A cursory search of newspapers in the outlying areas yields evidence of busloads of high school students making the trek to Winnipeg for the 1:00 PM concert. Cheryl Clarke of the class of 1970 at Glenboro High School reported in her column, “Collegiate Chatter,” in her hometown paper, “A bus load of Glenboro students went into Winnipeg to the Centennial Concert Hall to watch the Winnipeg Symphony Orchestra appearing with the Guess Who. It was a tremendous show and a good time was had by all. A special thanks goes to Mrs. L. Christie for putting up with us the whole day, and still remaining in good humour. We surely appreciated it.”[49]

The Strathclair Collegiate school representative reported to the Shoal Lake Star that 63 students attended the 1:00 PM concert, with three adult chaperones, with school board support for the cost of bus transportation.[50] Donna Hogeland was the teen entertainment correspondent for the Brandon Sun from 1967–1968, but was not able to attend the WSO/Guess Who concert herself.[51] However, in her column “It’s Happening…with Donna Hogeland,” she reported
that “the Guess Who played a widely publicized stint with the Winnipeg Symphony Orchestra, receiving a very favorable reception. When a rock group like the Guess Who can play with a symphony orchestra, this only goes in show they are a very talented group, indeed.”[52] And that was really what all the buzz was about, after all—the novelty of a popular rock band performing with an orchestra.

Historical Significance

John Murphy of the Winnipeg Free Press immediately recognized that this concert held historical significance. In a September column, he wrote, “I hope you realize the forthcoming concert of the Winnipeg Symphony Orchestra and the Guess Who is one of the biggest happenings on the music scene, pop or otherwise, in all of Canada since Bobby Gimby tore up the whole country with Ca–na–da.[53] Musically this concert is a fantastic experiment; culturally it represents a major breakthrough and commercially it’s loaded with potential.”[54] Murphy, in each of his columns leading up to the performance date about a month later, pressed for someone to record this event. He felt that the province should step forward, or the country—that this was a history-making concert deserving of a Canada Council grant. He recognized that to record it was a massively expensive undertaking, so the cost could not be borne by either of the groups that were performing.

Unfortunately, nobody stepped up to the plate with plans to record either of the two concerts. If such an event happened today, there might at least be bootleg recordings available, but this was 1968, and the technology was just not available. As noted earlier, newspaper reports indicated that an event such as this had never been undertaken in Canada before. One reporter, Michael Kostelnuk, noting the uniqueness of the performance, wrote “The idea was to have a rock group play rock music, aided and abetted by a genuine and continuing symphony orchestra (as opposed to an orchestra put together for a special occasion). An interesting idea, and one that, to my knowledge, has never been tried anywhere before.”[55] Yet, despite the pretty universal acknowledgement that this was a “first,” no recording was made.
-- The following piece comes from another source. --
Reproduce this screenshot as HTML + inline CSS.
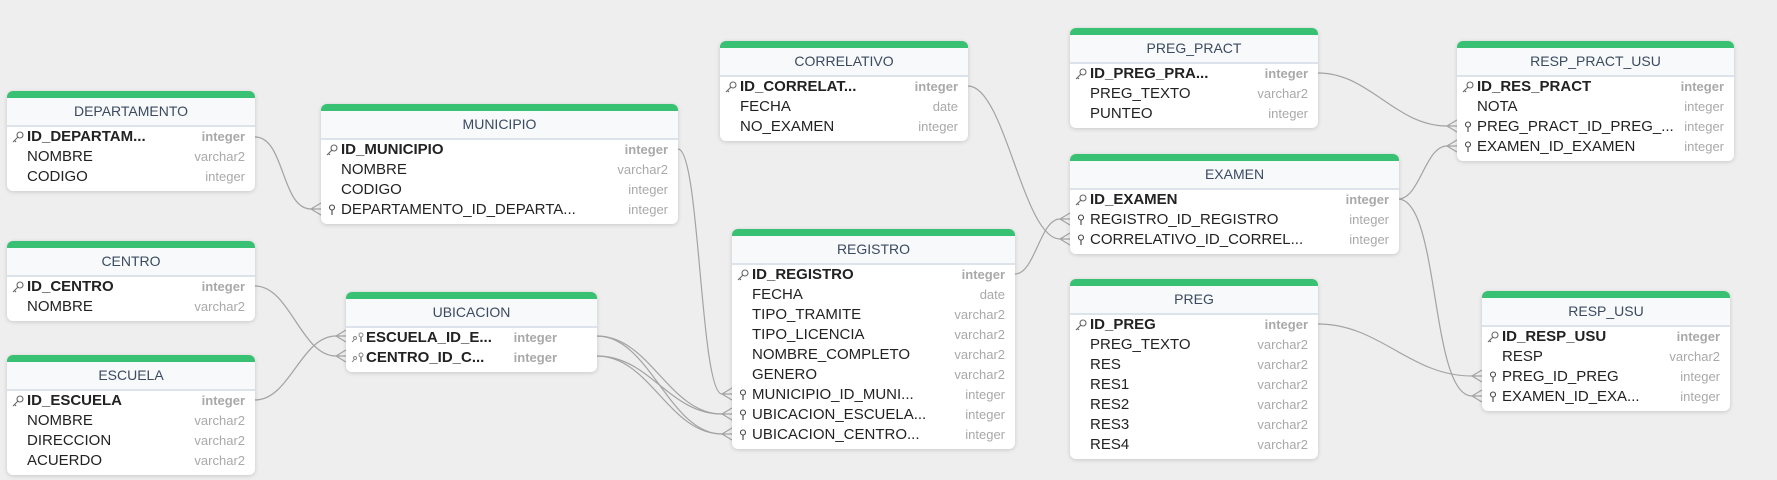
<!DOCTYPE html>
<html><head><meta charset="utf-8">
<style>
body{margin:0;width:1777px;height:480px;background:#eeeeee;position:relative;overflow:hidden;font-family:"Liberation Sans",sans-serif}
svg.c{position:absolute;left:0;top:0;z-index:0}
.t{position:absolute;background:#fff;border-radius:6px;box-shadow:0 1px 4px rgba(0,0,0,.16);border-top:7px solid #38c172;padding-bottom:4px;z-index:1}
.h{height:27px;line-height:27px;text-align:center;font-size:14px;color:#3b4a5f;background:#f7f9fb;border-bottom:2px solid #dde3ea}
.r{height:20px;position:relative;font-size:15px;line-height:20px;color:#222;white-space:nowrap}
.n{position:absolute;left:20px}
.ty{position:absolute;right:10px;font-size:13px;color:#a9a9a9}
.b .n,.b .ty{font-weight:bold}
.i{position:absolute;left:5px;top:4px}
</style></head><body>
<svg class="c" width="1777" height="480" fill="none" stroke="#a3a3a3" stroke-width="1.2">
<path d="M255,137 C285,137 281,209 311,209"/>
<path d="M678,149 C700,149 700,394 722,394"/>
<path d="M255,286 C290,286 301,356 336,356"/>
<path d="M255,400 C290,400 301,336 336,336"/>
<path d="M597,336 C650,336 669,414 722,414"/>
<path d="M597,336 C650,336 669,434 722,434"/>
<path d="M597,356 C650,356 669,414 722,414"/>
<path d="M597,356 C650,356 669,434 722,434"/>
<path d="M968,86 C1005,86 1023,239 1060,239"/>
<path d="M1015,274 C1035,274 1040,219 1060,219"/>
<path d="M1318,73 C1370,73 1395,126 1447,126"/>
<path d="M1398,199 C1420,199 1425,146 1447,146"/>
<path d="M1398,199 C1440,199 1430,396 1472,396"/>
<path d="M1318,324 C1380,324 1410,376 1472,376"/>
<g>
<path d="M321,203 L311,209 L321,215 M311,209 L321,209"/>
<path d="M732,388 L722,394 L732,400 M722,394 L732,394"/>
<path d="M346,350 L336,356 L346,362 M336,356 L346,356"/>
<path d="M346,330 L336,336 L346,342 M336,336 L346,336"/>
<path d="M732,408 L722,414 L732,420 M722,414 L732,414"/>
<path d="M732,428 L722,434 L732,440 M722,434 L732,434"/>
<path d="M1070,233 L1060,239 L1070,245 M1060,239 L1070,239"/>
<path d="M1070,213 L1060,219 L1070,225 M1060,219 L1070,219"/>
<path d="M1457,120 L1447,126 L1457,132 M1447,126 L1457,126"/>
<path d="M1457,140 L1447,146 L1457,152 M1447,146 L1457,146"/>
<path d="M1482,390 L1472,396 L1482,402 M1472,396 L1482,396"/>
<path d="M1482,370 L1472,376 L1482,382 M1472,376 L1482,376"/>
</g>
</svg>

<!-- DEPARTAMENTO -->
<div class="t" style="left:7px;top:91px;width:248px">
<div class="h">DEPARTAMENTO</div>
<div class="r b"><svg class="i" width="12" height="12" fill="none" stroke="#666" stroke-width="1.1"><circle cx="8" cy="4" r="3"/><path d="M6,6 L1,11 M2.5,9.5 L4,11"/></svg><span class="n">ID_DEPARTAM...</span><span class="ty">integer</span></div>
<div class="r"><span class="n">NOMBRE</span><span class="ty">varchar2</span></div>
<div class="r"><span class="n">CODIGO</span><span class="ty">integer</span></div>
</div>

<!-- MUNICIPIO -->
<div class="t" style="left:321px;top:104px;width:357px">
<div class="h">MUNICIPIO</div>
<div class="r b"><svg class="i" width="12" height="12" fill="none" stroke="#666" stroke-width="1.1"><circle cx="8" cy="4" r="3"/><path d="M6,6 L1,11 M2.5,9.5 L4,11"/></svg><span class="n">ID_MUNICIPIO</span><span class="ty">integer</span></div>
<div class="r"><span class="n">NOMBRE</span><span class="ty">varchar2</span></div>
<div class="r"><span class="n">CODIGO</span><span class="ty">integer</span></div>
<div class="r"><svg class="i" width="12" height="12" fill="none" stroke="#444" stroke-width="1.1"><circle cx="6" cy="3.5" r="2.5"/><path d="M6,6 L6,11"/></svg><span class="n">DEPARTAMENTO_ID_DEPARTA...</span><span class="ty">integer</span></div>
</div>

<!-- CENTRO -->
<div class="t" style="left:7px;top:241px;width:248px">
<div class="h">CENTRO</div>
<div class="r b"><svg class="i" width="12" height="12" fill="none" stroke="#666" stroke-width="1.1"><circle cx="8" cy="4" r="3"/><path d="M6,6 L1,11 M2.5,9.5 L4,11"/></svg><span class="n">ID_CENTRO</span><span class="ty">integer</span></div>
<div class="r"><span class="n">NOMBRE</span><span class="ty">varchar2</span></div>
</div>

<!-- UBICACION -->
<div class="t" style="left:346px;top:292px;width:251px">
<div class="h">UBICACION</div>
<div class="r b"><svg class="i" width="14" height="12" fill="none" stroke="#888" stroke-width="1"><circle cx="4" cy="6" r="1.5"/><path d="M3,8 L1,10"/><circle cx="10" cy="3" r="2"/><path d="M10,5 L10,10" stroke="#444"/></svg><span class="n">ESCUELA_ID_E...</span><span class="ty" style="right:40px">integer</span></div>
<div class="r b"><svg class="i" width="14" height="12" fill="none" stroke="#888" stroke-width="1"><circle cx="4" cy="6" r="1.5"/><path d="M3,8 L1,10"/><circle cx="10" cy="3" r="2"/><path d="M10,5 L10,10" stroke="#444"/></svg><span class="n">CENTRO_ID_C...</span><span class="ty" style="right:40px">integer</span></div>
</div>

<!-- ESCUELA -->
<div class="t" style="left:7px;top:355px;width:248px">
<div class="h">ESCUELA</div>
<div class="r b"><svg class="i" width="12" height="12" fill="none" stroke="#666" stroke-width="1.1"><circle cx="8" cy="4" r="3"/><path d="M6,6 L1,11 M2.5,9.5 L4,11"/></svg><span class="n">ID_ESCUELA</span><span class="ty">integer</span></div>
<div class="r"><span class="n">NOMBRE</span><span class="ty">varchar2</span></div>
<div class="r"><span class="n">DIRECCION</span><span class="ty">varchar2</span></div>
<div class="r"><span class="n">ACUERDO</span><span class="ty">varchar2</span></div>
</div>

<!-- CORRELATIVO -->
<div class="t" style="left:720px;top:41px;width:248px">
<div class="h">CORRELATIVO</div>
<div class="r b"><svg class="i" width="12" height="12" fill="none" stroke="#666" stroke-width="1.1"><circle cx="8" cy="4" r="3"/><path d="M6,6 L1,11 M2.5,9.5 L4,11"/></svg><span class="n">ID_CORRELAT...</span><span class="ty">integer</span></div>
<div class="r"><span class="n">FECHA</span><span class="ty">date</span></div>
<div class="r"><span class="n">NO_EXAMEN</span><span class="ty">integer</span></div>
</div>

<!-- REGISTRO -->
<div class="t" style="left:732px;top:229px;width:283px">
<div class="h">REGISTRO</div>
<div class="r b"><svg class="i" width="12" height="12" fill="none" stroke="#666" stroke-width="1.1"><circle cx="8" cy="4" r="3"/><path d="M6,6 L1,11 M2.5,9.5 L4,11"/></svg><span class="n">ID_REGISTRO</span><span class="ty">integer</span></div>
<div class="r"><span class="n">FECHA</span><span class="ty">date</span></div>
<div class="r"><span class="n">TIPO_TRAMITE</span><span class="ty">varchar2</span></div>
<div class="r"><span class="n">TIPO_LICENCIA</span><span class="ty">varchar2</span></div>
<div class="r"><span class="n">NOMBRE_COMPLETO</span><span class="ty">varchar2</span></div>
<div class="r"><span class="n">GENERO</span><span class="ty">varchar2</span></div>
<div class="r"><svg class="i" width="12" height="12" fill="none" stroke="#444" stroke-width="1.1"><circle cx="6" cy="3.5" r="2.5"/><path d="M6,6 L6,11"/></svg><span class="n">MUNICIPIO_ID_MUNI...</span><span class="ty">integer</span></div>
<div class="r"><svg class="i" width="12" height="12" fill="none" stroke="#444" stroke-width="1.1"><circle cx="6" cy="3.5" r="2.5"/><path d="M6,6 L6,11"/></svg><span class="n">UBICACION_ESCUELA...</span><span class="ty">integer</span></div>
<div class="r"><svg class="i" width="12" height="12" fill="none" stroke="#444" stroke-width="1.1"><circle cx="6" cy="3.5" r="2.5"/><path d="M6,6 L6,11"/></svg><span class="n">UBICACION_CENTRO...</span><span class="ty">integer</span></div>
</div>

<!-- PREG_PRACT -->
<div class="t" style="left:1070px;top:28px;width:248px">
<div class="h">PREG_PRACT</div>
<div class="r b"><svg class="i" width="12" height="12" fill="none" stroke="#666" stroke-width="1.1"><circle cx="8" cy="4" r="3"/><path d="M6,6 L1,11 M2.5,9.5 L4,11"/></svg><span class="n">ID_PREG_PRA...</span><span class="ty">integer</span></div>
<div class="r"><span class="n">PREG_TEXTO</span><span class="ty">varchar2</span></div>
<div class="r"><span class="n">PUNTEO</span><span class="ty">integer</span></div>
</div>

<!-- EXAMEN -->
<div class="t" style="left:1070px;top:154px;width:329px">
<div class="h">EXAMEN</div>
<div class="r b"><svg class="i" width="12" height="12" fill="none" stroke="#666" stroke-width="1.1"><circle cx="8" cy="4" r="3"/><path d="M6,6 L1,11 M2.5,9.5 L4,11"/></svg><span class="n">ID_EXAMEN</span><span class="ty">integer</span></div>
<div class="r"><svg class="i" width="12" height="12" fill="none" stroke="#444" stroke-width="1.1"><circle cx="6" cy="3.5" r="2.5"/><path d="M6,6 L6,11"/></svg><span class="n">REGISTRO_ID_REGISTRO</span><span class="ty">integer</span></div>
<div class="r"><svg class="i" width="12" height="12" fill="none" stroke="#444" stroke-width="1.1"><circle cx="6" cy="3.5" r="2.5"/><path d="M6,6 L6,11"/></svg><span class="n">CORRELATIVO_ID_CORREL...</span><span class="ty">integer</span></div>
</div>

<!-- PREG -->
<div class="t" style="left:1070px;top:279px;width:248px">
<div class="h">PREG</div>
<div class="r b"><svg class="i" width="12" height="12" fill="none" stroke="#666" stroke-width="1.1"><circle cx="8" cy="4" r="3"/><path d="M6,6 L1,11 M2.5,9.5 L4,11"/></svg><span class="n">ID_PREG</span><span class="ty">integer</span></div>
<div class="r"><span class="n">PREG_TEXTO</span><span class="ty">varchar2</span></div>
<div class="r"><span class="n">RES</span><span class="ty">varchar2</span></div>
<div class="r"><span class="n">RES1</span><span class="ty">varchar2</span></div>
<div class="r"><span class="n">RES2</span><span class="ty">varchar2</span></div>
<div class="r"><span class="n">RES3</span><span class="ty">varchar2</span></div>
<div class="r"><span class="n">RES4</span><span class="ty">varchar2</span></div>
</div>

<!-- RESP_PRACT_USU -->
<div class="t" style="left:1457px;top:41px;width:277px">
<div class="h">RESP_PRACT_USU</div>
<div class="r b"><svg class="i" width="12" height="12" fill="none" stroke="#666" stroke-width="1.1"><circle cx="8" cy="4" r="3"/><path d="M6,6 L1,11 M2.5,9.5 L4,11"/></svg><span class="n">ID_RES_PRACT</span><span class="ty">integer</span></div>
<div class="r"><span class="n">NOTA</span><span class="ty">integer</span></div>
<div class="r"><svg class="i" width="12" height="12" fill="none" stroke="#444" stroke-width="1.1"><circle cx="6" cy="3.5" r="2.5"/><path d="M6,6 L6,11"/></svg><span class="n">PREG_PRACT_ID_PREG_...</span><span class="ty">integer</span></div>
<div class="r"><svg class="i" width="12" height="12" fill="none" stroke="#444" stroke-width="1.1"><circle cx="6" cy="3.5" r="2.5"/><path d="M6,6 L6,11"/></svg><span class="n">EXAMEN_ID_EXAMEN</span><span class="ty">integer</span></div>
</div>

<!-- RESP_USU -->
<div class="t" style="left:1482px;top:291px;width:248px">
<div class="h">RESP_USU</div>
<div class="r b"><svg class="i" width="12" height="12" fill="none" stroke="#666" stroke-width="1.1"><circle cx="8" cy="4" r="3"/><path d="M6,6 L1,11 M2.5,9.5 L4,11"/></svg><span class="n">ID_RESP_USU</span><span class="ty">integer</span></div>
<div class="r"><span class="n">RESP</span><span class="ty">varchar2</span></div>
<div class="r"><svg class="i" width="12" height="12" fill="none" stroke="#444" stroke-width="1.1"><circle cx="6" cy="3.5" r="2.5"/><path d="M6,6 L6,11"/></svg><span class="n">PREG_ID_PREG</span><span class="ty">integer</span></div>
<div class="r"><svg class="i" width="12" height="12" fill="none" stroke="#444" stroke-width="1.1"><circle cx="6" cy="3.5" r="2.5"/><path d="M6,6 L6,11"/></svg><span class="n">EXAMEN_ID_EXA...</span><span class="ty">integer</span></div>
</div>

</body></html>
After this unremarked-by-the-world Guess Who/ WSO collaboration, the concert concept was embraced by other rock band/orchestra combinations. Deep Purple likes to claim that they were the first to stage “an elaborate collaboration between a rock band and an orchestra,” as they did with the Royal Philharmonic, conducted by Sir Malcolm Arnold.[56] To quote Wikipedia, the source many people commonly turn to first, “The 1969 performance was the first ever combination of rock music and a complete orchestra and paved the way for other rock/orchestra performances such as Metallica’s S&M concert and Roger Waters’ The Wall—Live in Berlin performance.”[57] But that performance was 24 September 1969—and The Guess Who’s performance with the WSO was 26 October 1968—so guess who was first? (Pun intended.) Another important early collaboration between a rock band and an orchestra included Frank Zappa and the Mother of Invention with the Los Angeles Philharmonic in 1970, under the baton of Zubin Mehta, though that was in the usual rock band setting of an arena rather than in a concert hall.[58]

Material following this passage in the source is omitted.